* _Exercise aim_: Images are not part of the copy; write out the rest of the data exactly as given.

* _Collected material_:

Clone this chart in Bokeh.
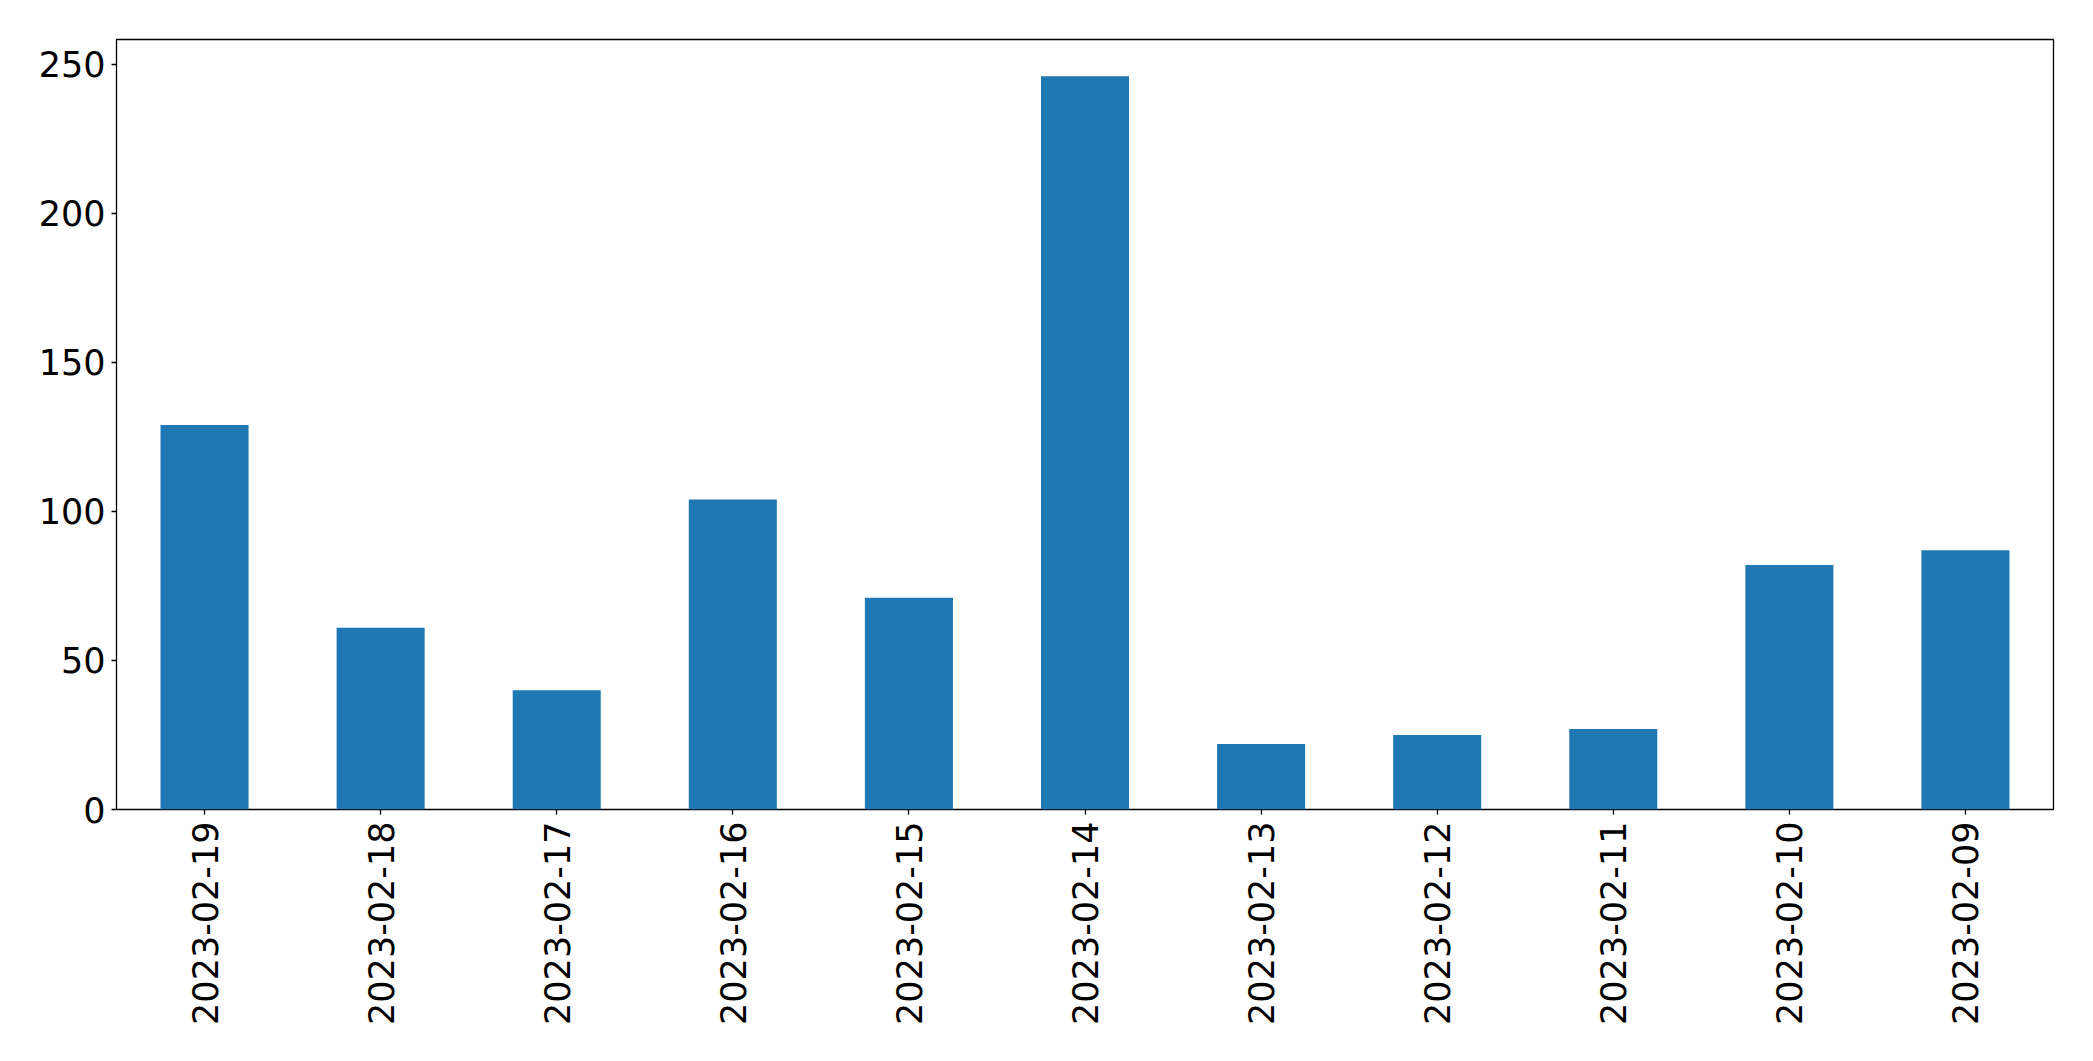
import math
from bokeh.plotting import figure
from bokeh.models import ColumnDataSource, FactorRange, Range1d
from bokeh.embed import file_html
from bokeh.resources import INLINE

dates = ["2023-02-19", "2023-02-18", "2023-02-17", "2023-02-16", "2023-02-15",
         "2023-02-14", "2023-02-13", "2023-02-12", "2023-02-11", "2023-02-10",
         "2023-02-09"]
counts = [129, 61, 40, 104, 71, 246, 22, 25, 27, 82, 87]
y_ticks = [0, 50, 100, 150, 200, 250]

src = ColumnDataSource(dict(x=dates, top=counts))

p = figure(width=2085, height=1053, output_backend="svg", toolbar_location=None,
           x_range=FactorRange(factors=dates), y_range=Range1d(0, max(counts) * 1.05),
           min_border_left=116, min_border_right=32, min_border_top=39, min_border_bottom=244)

p.vbar(x="x", top="top", width=0.5, source=src, fill_color="#1f77b4", line_color=None)

p.xgrid.grid_line_color = None
p.ygrid.grid_line_color = None
p.outline_line_color = "black"
p.outline_line_width = 1.3

for ax in (p.xaxis, p.yaxis):
    ax.axis_line_color = None
    ax.major_tick_out = 5
    ax.major_tick_in = 0
    ax.major_tick_line_color = "black"
    ax.major_tick_line_width = 1.3
    ax.minor_tick_line_color = None
    ax.major_label_text_font = "DejaVu Sans"
    ax.major_label_text_font_size = "35px"
    ax.major_label_text_color = "black"

p.yaxis.ticker = y_ticks
p.yaxis.major_label_standoff = 6
p.xaxis.major_label_orientation = math.pi / 2
p.xaxis.major_label_standoff = 7

open("out.html", "w").write(file_html(p, INLINE))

* _Task solution_:
Clone this chart in Bokeh.
import math
from bokeh.plotting import figure
from bokeh.models import ColumnDataSource, FactorRange, Range1d
from bokeh.embed import file_html
from bokeh.resources import INLINE

dates = ["2023-02-19", "2023-02-18", "2023-02-17", "2023-02-16", "2023-02-15",
         "2023-02-14", "2023-02-13", "2023-02-12", "2023-02-11", "2023-02-10",
         "2023-02-09"]
counts = [129, 61, 40, 104, 71, 246, 22, 25, 27, 82, 87]
y_ticks = [0, 50, 100, 150, 200, 250]

src = ColumnDataSource(dict(x=dates, top=counts))

p = figure(width=2085, height=1053, output_backend="svg", toolbar_location=None,
           x_range=FactorRange(factors=dates), y_range=Range1d(0, max(counts) * 1.05),
           min_border_left=116, min_border_right=32, min_border_top=39, min_border_bottom=244)

p.vbar(x="x", top="top", width=0.5, source=src, fill_color="#1f77b4", line_color=None)

p.xgrid.grid_line_color = None
p.ygrid.grid_line_color = None
p.outline_line_color = "black"
p.outline_line_width = 1.3

for ax in (p.xaxis, p.yaxis):
    ax.axis_line_color = None
    ax.major_tick_out = 5
    ax.major_tick_in = 0
    ax.major_tick_line_color = "black"
    ax.major_tick_line_width = 1.3
    ax.minor_tick_line_color = None
    ax.major_label_text_font = "DejaVu Sans"
    ax.major_label_text_font_size = "35px"
    ax.major_label_text_color = "black"

p.yaxis.ticker = y_ticks
p.yaxis.major_label_standoff = 6
p.xaxis.major_label_orientation = math.pi / 2
p.xaxis.major_label_standoff = 7

open("out.html", "w").write(file_html(p, INLINE))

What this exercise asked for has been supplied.